3- Quanto aos melhores cérebros, assino logo debaixo de ti e do desenvolvimento do mundo inteiro. A produçao intelectual está-se, ou devia estar, nas tintas para preocupaçoes nacionalistas. As economias de países concretos nao estao? Pois que façam por atraí-los, ora. Em Portugal, só láa chegaremos quando a média de formaçao dos nossos empresários passar a quarta classe e a mentalidade "o meu tio, que tirou a quarta classe, sabe muito que mais que aí andam e faz bom dinheiro" deixar de ser desculpa para a falta de consideraçao que Portugal tem pelo conhecimento e pela educaçao.

(continua)

Rita Maria disse...

4- Muito de passagem: o perigo de sermos envadidos pela sharia nao passa de propaganda. Acho isto tao definitivo que nem me apetece discutir o assunto.

5- Ah, o fim dos estados naçao...eis a forma como eu vejo isto: nós tínhamos uma unidade administrativa, criada a certa altura por conveniência de uns ricos e poderosos específicos e que durante umas décadas, apesar de nos estar sempre a meter em guerra uns com os outros, foi razoavelmente eficaz. Um dia vemos que nao é mais e que se calhar os nossos interesses estavam melhor defendidos noutra. Fazemos outra.
Claro que as uniades administrativas sao criadas na boa companhia de artefactos ideológicos que as ancorem na populaçao como mais do que isso, senao nao sobreviviam 15 dias. E assim se criam unidades-administrativas-ideia, uma ideia de Minho, uma ideia de Portugal.

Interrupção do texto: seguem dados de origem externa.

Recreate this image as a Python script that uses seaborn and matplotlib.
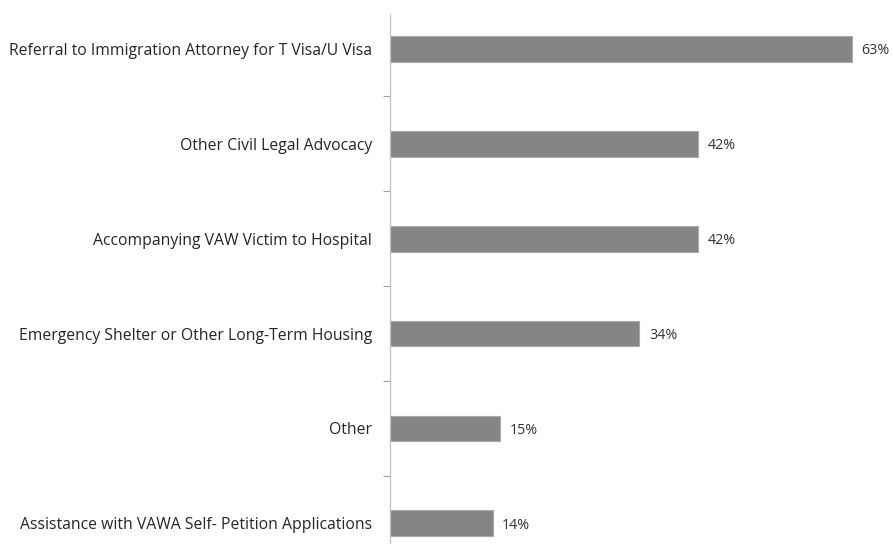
import pandas as pd
import matplotlib.pyplot as plt
import seaborn as sns
import numpy as np

services = [
    'Referral to Immigration Attorney for T Visa/U Visa',
    'Other Civil Legal Advocacy',
    'Accompanying VAW Victim to Hospital',
    'Emergency Shelter or Other Long-Term Housing',
    'Other',
    'Assistance with VAWA Self- Petition Applications',
]
percents = [63, 42, 42, 34, 15, 14]
value_labels = ['63%', '42%', '42%', '34%', '15%', '14%']

df = pd.DataFrame({'service': services, 'pct': percents})

sns.set_style('white')
plt.rcParams['font.family'] = ['Open Sans', 'DejaVu Sans']

fig = plt.figure(figsize=(8.93, 5.44), dpi=100)
ax = fig.add_axes([390 / 893, 0, 1 - 390 / 893, 1 - 14 / 544])

sns.barplot(data=df, y='service', x='pct', orient='h', color='#858585',
            width=0.27, edgecolor='#aaaaaa', linewidth=0.8, saturation=1, ax=ax)

for i, (v, lab) in enumerate(zip(percents, value_labels)):
    ax.text(v + 1.3, i + 0.02, lab, va='center', ha='left', fontsize=10.3, color='#333333')

ax.set_xlim(0, 68.6)
ax.set_ylim(5.22, -0.37)
ax.set_xlabel('')
ax.set_ylabel('')
ax.set_xticks([])

# category labels at centres, tick marks at boundaries
ax.set_yticks(range(len(services)))
ax.set_yticklabels(services, fontsize=11.3, color='#262626')
ax.tick_params(axis='y', which='major', length=0, pad=13)
ax.set_yticks(np.arange(0.5, len(services) - 0.5, 1), minor=True)
ax.tick_params(axis='y', which='minor', length=5, width=0.8, color='#a0a0a0', left=True)

for s in ['top', 'right', 'bottom']:
    ax.spines[s].set_visible(False)
ax.spines['left'].set_color('#c0c0c0')
ax.spines['left'].set_linewidth(0.9)

fig.savefig('out.png', dpi=100)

E até rivalidades, entre a freguesia do monte de cima e do monte de baixo, por exemplo. E com estas ideias garantimos a sua continuidade. E sentimo-las como tradiçoes imemoriais, mesmo que tenham poucos séculos ou mesmo só umas décadas.

Mas podemos na mesma ter espírito crítico e eu por mim acho que especialmente na Europa os estados naçao sao uma estrutura que vai sendo cada vez mais ultrapassada, mesmo que os tais artefactos ideológicos o vao impedir por maiis umas décadas e nunca vao desaparecer como estruturas intermédias. Mas esse senhor, claramente, nem leu o Tratado de Lisboa (vá, eu também nao o li todo) e nao conhece o funcionamente de nenhuma outra organizaçao internacional. Talvez a NATO o faça em menor escala (porque o seu objectivo é outro), mas todas elas têm como unidade base o Estado Naçao, da UN à OMC.

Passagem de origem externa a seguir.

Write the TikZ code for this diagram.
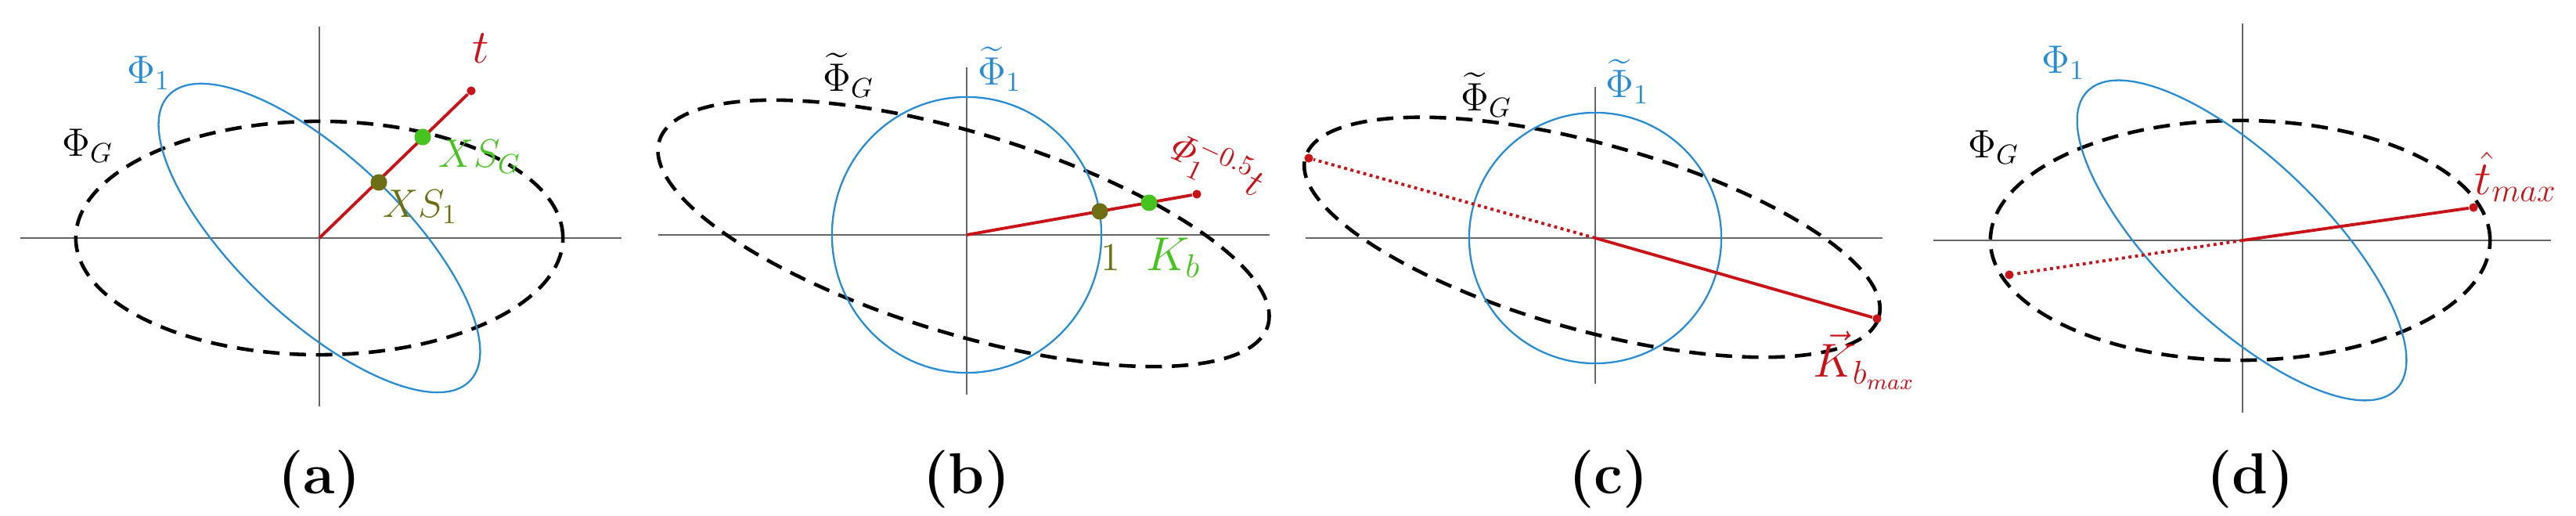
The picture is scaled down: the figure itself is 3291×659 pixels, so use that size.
\documentclass[tikz,border=0pt]{standalone}
\usepackage{amsmath}
\usepackage{amssymb}
\usepackage{tikz}

\definecolor{phiblue}{RGB}{40,140,210}
\definecolor{tred}{RGB}{200,20,25}
\definecolor{xsgreen}{RGB}{70,195,30}
\definecolor{xsolive}{RGB}{110,110,20}

\tikzset{
  axis/.style={gray!80!black,line width=0.4pt},
  phiG/.style={black,line width=1.3pt,dash pattern=on 6pt off 3.6pt},
  phione/.style={phiblue,line width=0.65pt},
  tline/.style={tred,line width=1.1pt},
  tdots/.style={tred,line width=1.1pt,dash pattern=on 1.1pt off 1.3pt},
  dot/.style={circle,fill,inner sep=0pt,minimum size=#1},
  lbl/.style={font=\fontsize{14}{16}\selectfont},
  big/.style={font=\fontsize{17}{19}\selectfont},
  caption/.style={font=\fontsize{21}{24}\selectfont\bfseries}
}

\begin{document}
\begin{tikzpicture}[x=0.01cm,y=-0.01cm]
\useasboundingbox (0,0) rectangle (3291,659);

% (a)
\coordinate (oa) at (408,304);
\draw[axis] (26,304) -- (794,304);
\draw[axis] (408,34) -- (408,519);
\draw[phiG] (oa) ellipse [x radius=3.11cm, y radius=1.49cm];
\draw[phione, rotate around={-43.4:(oa)}] (oa) ellipse [x radius=2.65cm, y radius=1.035cm];
\node[dot=3.2pt,tred] (ta) at (602,116) {};
\draw[tline] (oa) -- (ta);
\node[dot=6pt,xsgreen] (xsg) at (540,175) {};
\node[dot=6pt,xsolive] (xs1) at (484,233) {};
\node[big,tred] (tlabel) at (614,62) {$t$};
\node[lbl,xsgreen] (xsglabel) at (613,200) {$XS_G$};
\node[lbl,xsolive] (xs1label) at (537,264) {$XS_1$};
\node[lbl,phiblue] (phi1a) at (190,93) {$\Phi_1$};
\node[lbl] (phiGa) at (112,186) {$\Phi_G$};
\node[caption] (capa) at (408,612) {(a)};

% (b)
\coordinate (ob) at (1235,300);
\draw[axis] (841,300) -- (1622,300);
\draw[axis] (1235,86) -- (1235,504);
\draw[phiG, rotate around={-16.9:(1231,298)}] (1231,298) ellipse [x radius=4.06cm, y radius=1.28cm];
\draw[phione] (ob) ellipse [x radius=1.72cm, y radius=1.76cm];
\node[dot=3.2pt,tred] (tb) at (1529,248) {};
\draw[tline] (ob) -- (tb);
\node[dot=6pt,xsolive] (one) at (1405,270) {};
\node[dot=6pt,xsgreen] (kb) at (1468,259) {};
\node[lbl,xsolive] (onelabel) at (1419,329) {$1$};
\node[big,xsgreen] (kblabel) at (1499,329) {$K_b$};
\node[lbl,tred,rotate=-25] (scaledt) at (1552,212) {$\mathit{\Phi}_1^{-0.5}t$};
\node[lbl,phiblue] (phi1b) at (1277,88) {$\widetilde{\Phi}_1$};
\node[lbl] (phiGb) at (1084,96) {$\widetilde{\Phi}_G$};
\node[caption] (capb) at (1235,612) {(b)};

% (c)
\coordinate (oc) at (2038,304);
\draw[axis] (1668,304) -- (2405,304);
\draw[axis] (2038,111) -- (2038,490);
\draw[phiG, rotate around={-15.5:(2034,303)}] (2034,303) ellipse [x radius=3.8cm, y radius=1.19cm];
\draw[phione] (oc) ellipse [x radius=1.61cm, y radius=1.60cm];
\node[dot=3.2pt,tred] (kmax) at (2398,407) {};
\node[dot=3.2pt,tred] (kmin) at (1672,202) {};
\draw[tline] (oc) -- (kmax);
\draw[tdots] (oc) -- (kmin);
\node[big,tred] (kmaxlabel) at (2382,460) {$\vec{K}_{b_{max}}$};
\node[lbl,phiblue] (phi1c) at (2079,104) {$\widetilde{\Phi}_1$};
\node[lbl] (phiGc) at (1899,121) {$\widetilde{\Phi}_G$};
\node[caption] (capc) at (2055,612) {(c)};

% (d)
\coordinate (od) at (2865,307);
\draw[axis] (2470,307) -- (3259,307);
\draw[axis] (2865,30) -- (2865,527);
\draw[phiG] (2862,307) ellipse [x radius=3.19cm, y radius=1.53cm];
\draw[phione, rotate around={-43.9:(2864,307)}] (2864,307) ellipse [x radius=2.74cm, y radius=1.04cm];
\node[dot=3.2pt,tred] (tmax) at (3160,265) {};
\node[dot=3.2pt,tred] (tmin) at (2567,351) {};
\draw[tline] (od) -- (tmax);
\draw[tdots] (od) -- (tmin);
\node[big,tred] (tmaxlabel) at (3214,226) {$\hat{t}_{max}$};
\node[lbl,phiblue] (phi1d) at (2636,80) {$\Phi_1$};
\node[lbl] (phiGd) at (2547,188) {$\Phi_G$};
\node[caption] (capd) at (2875,612) {(d)};
\end{tikzpicture}
\end{document}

6 - Uff, agora falta-me o fôlego e os números se calhar nao batem certo com os teus. E a quantidade de erros de ortografia que deve ir aqui? E isto caberá na tua caixa de comentários? Enfim, caberá se eu parar de escrever, só falta o disclaimer: estou a teorizar com base na minha energia matinal, mas no fundo nao percebo nada disto.

(nao coube, claro, mas eu sou teimosa)

Rita Maria disse...

Credo, subscrevi os comentários novos por e-mail e agora tive de ler essa minha miríade de frases inacabadas...desculpa! Se nao perceberes nada manda, que eu traduzo!

(e ufa! ainda bem que passaste a discussao lá para cima)

Helena Araújo disse...

Rita,
tu devias fazer um post disso.
O que dizes é demasiado importante para ficar perdido numa caixa de comentários.

Rita Maria disse...

Mas aqui as discussoes sao muito mais interessantes...

Helena Araújo disse...

Então quer dizer que me estás a pedir que reveja o teu texto (as bírbulas e assim) e o publique em forma de post?
Só um momentinho. Agora tenho de ir à IKEA, e depois trato disso.

Rita Maria disse...

Nao, nao sou assim tao convencida, estava a pedir que discutisses comigo aqui! Vá, bate-me, ataca, desconstrói!

Helena Araújo disse...

Agora não posso, tenho de ir dar um empurrãozinho à economia berlinense. Volto já, e depois bato-te quanto quiseres. E peço ajuda à Abrunho, ela é óptima a bater com inteligência e não-alinhamento.